イタリアとフランスの国境が接するところ、そこにアルプス連峰のマッターホルンがある。標高4478m。その頂上200mに迫ったとき、チームの一員サム・ブランソンは目まい、吐き気、呼吸困難という高山病に襲われた。緊急隊員は下山を命じたが、本人は何とか頂上に到達した。

しかし、その後がいけない。マッターホルン頂上からぐったりしたままでヘリコプター救出。カカボラジ登頂から5日後の9月4日のことである。

この英国人サムはバージン・レコードそしてバージン航空の創立者で、億万長者であのカッコ良い冒険野郎、そして今ではエリザベス女王から爵位を貰ったリチャード・ブランソン卿の息子である。そのリチャード・ブランソンも熱気球の不時着などで、これまでに8回もヘリコプターの世話になっている。

歴史上の冒険家に限らず、地球上の山男たちは、何日間もひたすらに歩き、岸壁を登攀し、ビバークを重ねて悪天候をやり過ごし、頂上を極める。ほんの一瞬の喜びが全行程の中間地点だ。そして同じ行程を何日間も掛けて、ふたたび悪天候と戦いながら、自宅に生還してきた。登頂記録達成だけを目的にするのであれば、あまりにも悲愴だ。登山として不健全ではなかろうか。自宅に無事帰還して何ぼのものと評価したい。

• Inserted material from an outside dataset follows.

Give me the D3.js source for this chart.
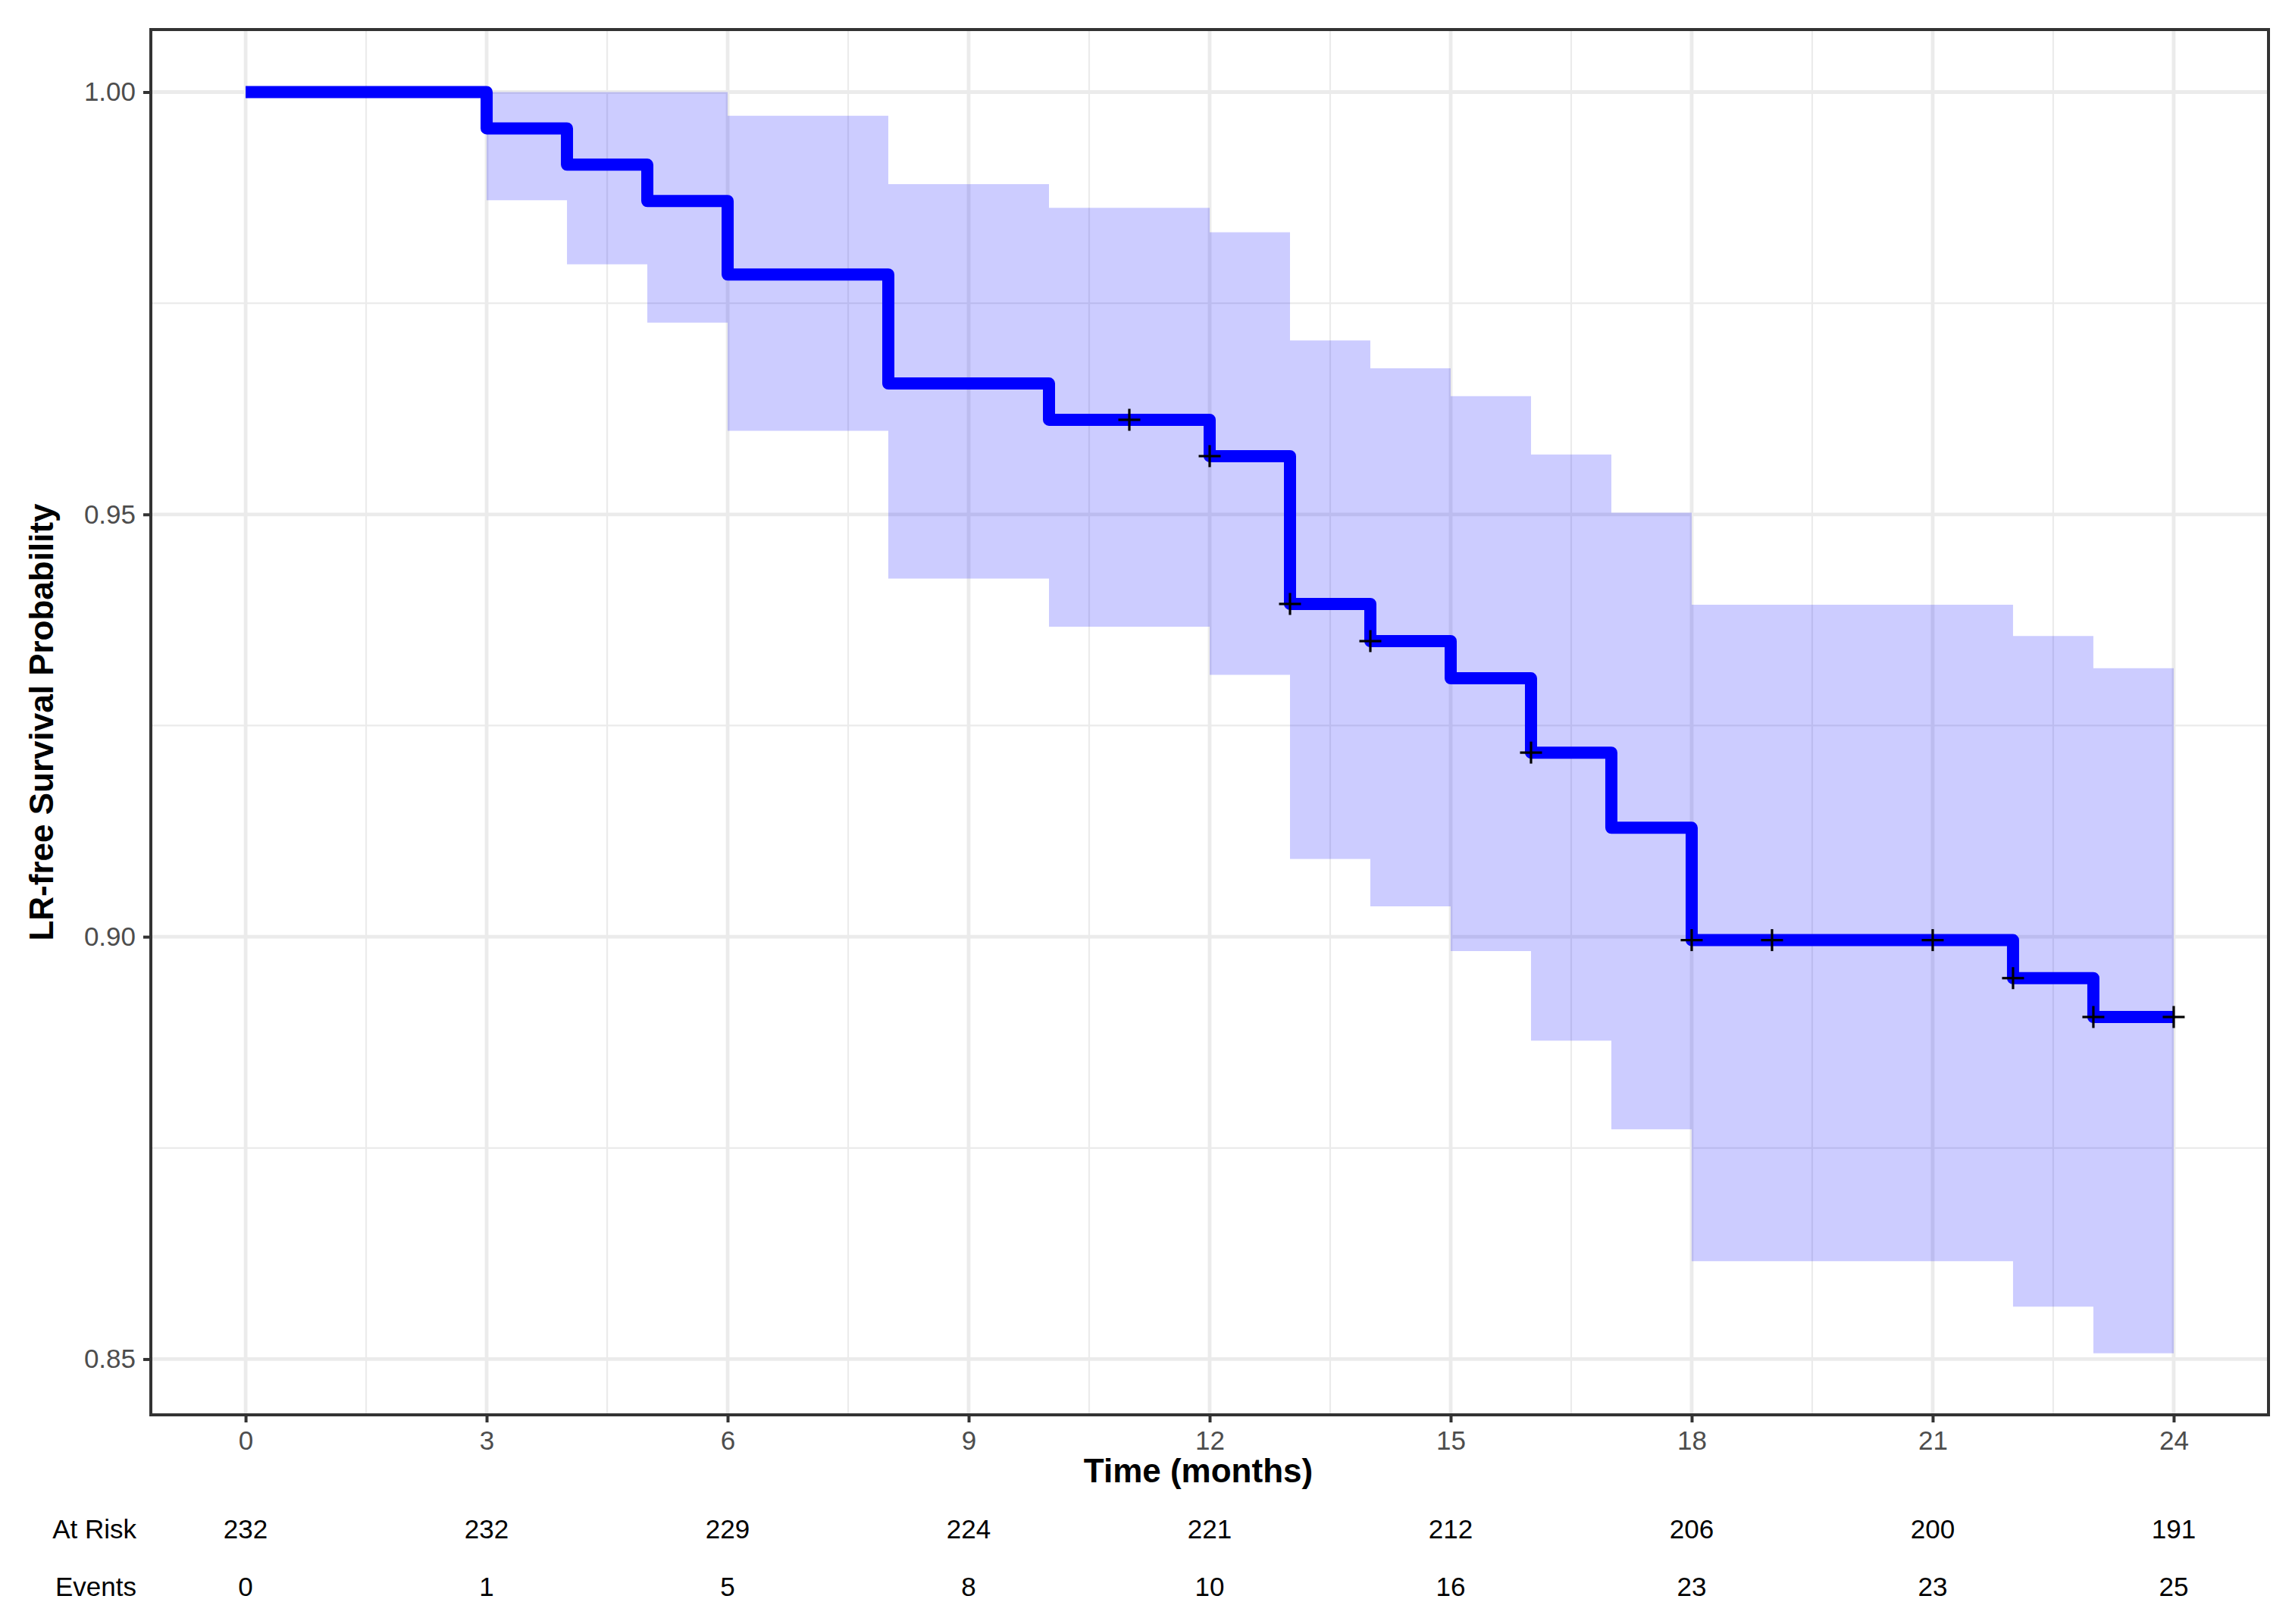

それが安易に頂上を極め、登頂記録だけ残し、ヘリコプターで脱出するとは。考え込んでしまったのは、ここのところである。

競走でも競泳でも、スタートラインでの不正をフライングとして罰せられる。山頂からのヘリコプターでの脱出は字義通りのFlyingとして登頂記録を剥奪すべきではないだろうか。皆さんはどうお考えでしょう? 機会があれば、ウ・テイザーにもお訊ねしたい。